Prompt: Pull every line containing the word "this" from the records.

[Some records]
= = =

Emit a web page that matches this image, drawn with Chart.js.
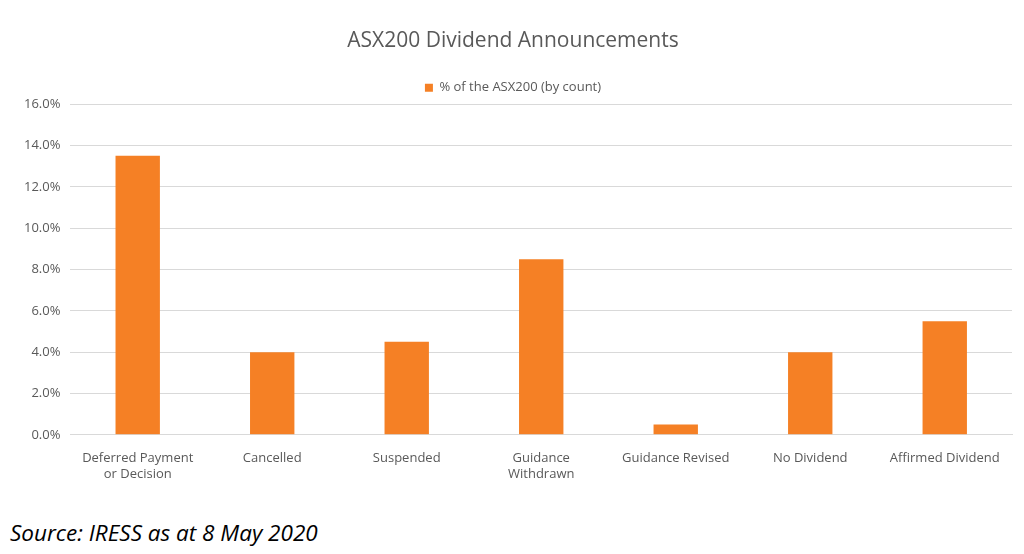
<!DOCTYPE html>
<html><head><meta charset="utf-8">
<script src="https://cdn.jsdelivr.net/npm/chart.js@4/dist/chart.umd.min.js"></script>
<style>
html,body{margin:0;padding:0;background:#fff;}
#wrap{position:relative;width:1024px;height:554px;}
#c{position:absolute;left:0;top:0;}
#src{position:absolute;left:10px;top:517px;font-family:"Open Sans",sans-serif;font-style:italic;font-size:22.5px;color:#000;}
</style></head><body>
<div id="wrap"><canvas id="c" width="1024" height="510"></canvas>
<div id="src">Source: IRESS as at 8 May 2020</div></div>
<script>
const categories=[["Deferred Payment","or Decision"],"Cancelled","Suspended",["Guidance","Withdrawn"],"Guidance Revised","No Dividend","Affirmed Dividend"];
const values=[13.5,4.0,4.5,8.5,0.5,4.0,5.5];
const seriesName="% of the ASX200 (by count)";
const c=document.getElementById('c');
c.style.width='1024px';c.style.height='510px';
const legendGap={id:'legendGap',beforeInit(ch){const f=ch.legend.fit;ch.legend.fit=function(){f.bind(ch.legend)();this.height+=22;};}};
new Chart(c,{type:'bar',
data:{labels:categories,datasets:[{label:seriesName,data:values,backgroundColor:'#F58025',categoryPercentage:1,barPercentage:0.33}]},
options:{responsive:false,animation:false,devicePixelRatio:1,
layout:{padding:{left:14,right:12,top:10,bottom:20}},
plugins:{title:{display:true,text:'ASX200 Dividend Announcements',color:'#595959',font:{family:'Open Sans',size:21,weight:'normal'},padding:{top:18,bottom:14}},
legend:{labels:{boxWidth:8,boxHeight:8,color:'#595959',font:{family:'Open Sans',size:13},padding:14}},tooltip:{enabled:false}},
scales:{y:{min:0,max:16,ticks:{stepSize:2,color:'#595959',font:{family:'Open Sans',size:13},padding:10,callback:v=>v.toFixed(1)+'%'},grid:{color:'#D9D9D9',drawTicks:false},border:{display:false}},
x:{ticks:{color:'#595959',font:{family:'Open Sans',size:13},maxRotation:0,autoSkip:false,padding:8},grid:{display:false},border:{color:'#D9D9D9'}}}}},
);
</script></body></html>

= = =

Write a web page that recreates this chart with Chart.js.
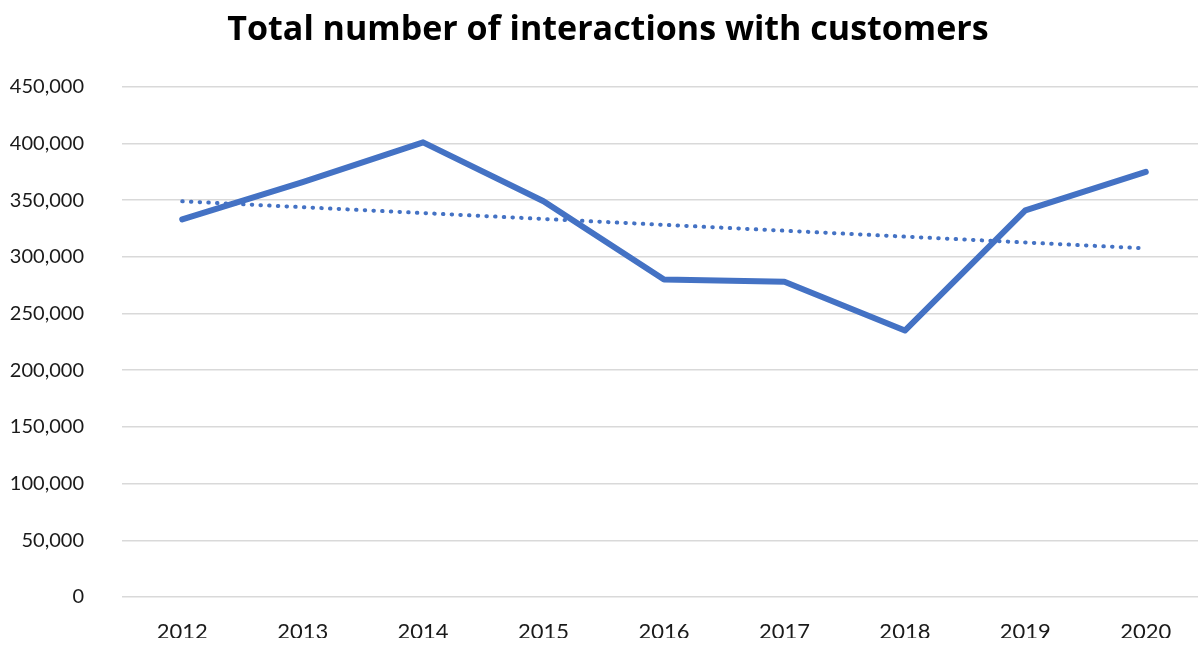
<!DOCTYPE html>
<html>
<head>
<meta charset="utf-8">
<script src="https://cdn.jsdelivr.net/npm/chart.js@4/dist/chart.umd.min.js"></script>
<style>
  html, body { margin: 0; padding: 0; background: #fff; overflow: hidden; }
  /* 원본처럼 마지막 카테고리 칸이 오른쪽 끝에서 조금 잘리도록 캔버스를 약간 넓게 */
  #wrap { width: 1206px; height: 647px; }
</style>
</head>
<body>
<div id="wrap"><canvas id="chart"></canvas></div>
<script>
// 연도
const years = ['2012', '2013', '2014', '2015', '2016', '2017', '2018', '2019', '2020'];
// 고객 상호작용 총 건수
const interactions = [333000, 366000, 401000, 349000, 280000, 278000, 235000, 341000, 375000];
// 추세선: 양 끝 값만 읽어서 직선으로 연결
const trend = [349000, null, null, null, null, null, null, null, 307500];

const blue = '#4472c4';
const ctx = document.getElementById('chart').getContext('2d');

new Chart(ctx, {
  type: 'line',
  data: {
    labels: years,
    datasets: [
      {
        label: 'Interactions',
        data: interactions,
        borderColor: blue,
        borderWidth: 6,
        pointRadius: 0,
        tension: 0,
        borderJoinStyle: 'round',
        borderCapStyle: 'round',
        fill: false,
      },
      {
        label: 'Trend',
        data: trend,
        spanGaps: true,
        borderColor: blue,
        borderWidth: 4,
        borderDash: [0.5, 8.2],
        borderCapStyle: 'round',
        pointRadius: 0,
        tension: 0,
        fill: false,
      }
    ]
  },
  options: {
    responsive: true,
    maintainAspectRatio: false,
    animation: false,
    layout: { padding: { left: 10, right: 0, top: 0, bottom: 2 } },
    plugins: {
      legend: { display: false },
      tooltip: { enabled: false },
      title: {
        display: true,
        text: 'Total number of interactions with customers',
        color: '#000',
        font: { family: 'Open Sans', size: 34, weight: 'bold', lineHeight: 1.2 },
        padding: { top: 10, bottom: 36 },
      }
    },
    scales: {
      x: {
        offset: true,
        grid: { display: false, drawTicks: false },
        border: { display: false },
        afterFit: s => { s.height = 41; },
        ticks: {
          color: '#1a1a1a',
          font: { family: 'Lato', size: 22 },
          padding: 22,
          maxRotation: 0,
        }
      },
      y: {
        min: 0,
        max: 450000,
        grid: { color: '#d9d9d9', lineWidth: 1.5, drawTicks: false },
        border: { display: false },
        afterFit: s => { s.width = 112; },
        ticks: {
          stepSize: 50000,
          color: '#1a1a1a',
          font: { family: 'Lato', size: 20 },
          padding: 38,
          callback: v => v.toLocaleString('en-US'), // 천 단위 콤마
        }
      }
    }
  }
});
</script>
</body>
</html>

= = =

Result of the task:
Emit a web page that matches this image, drawn with Chart.js.
const legendGap={id:'legendGap',beforeInit(ch){const f=ch.legend.fit;ch.legend.fit=function(){f.bind(ch.legend)();this.height+=22;};}};
Write a web page that recreates this chart with Chart.js.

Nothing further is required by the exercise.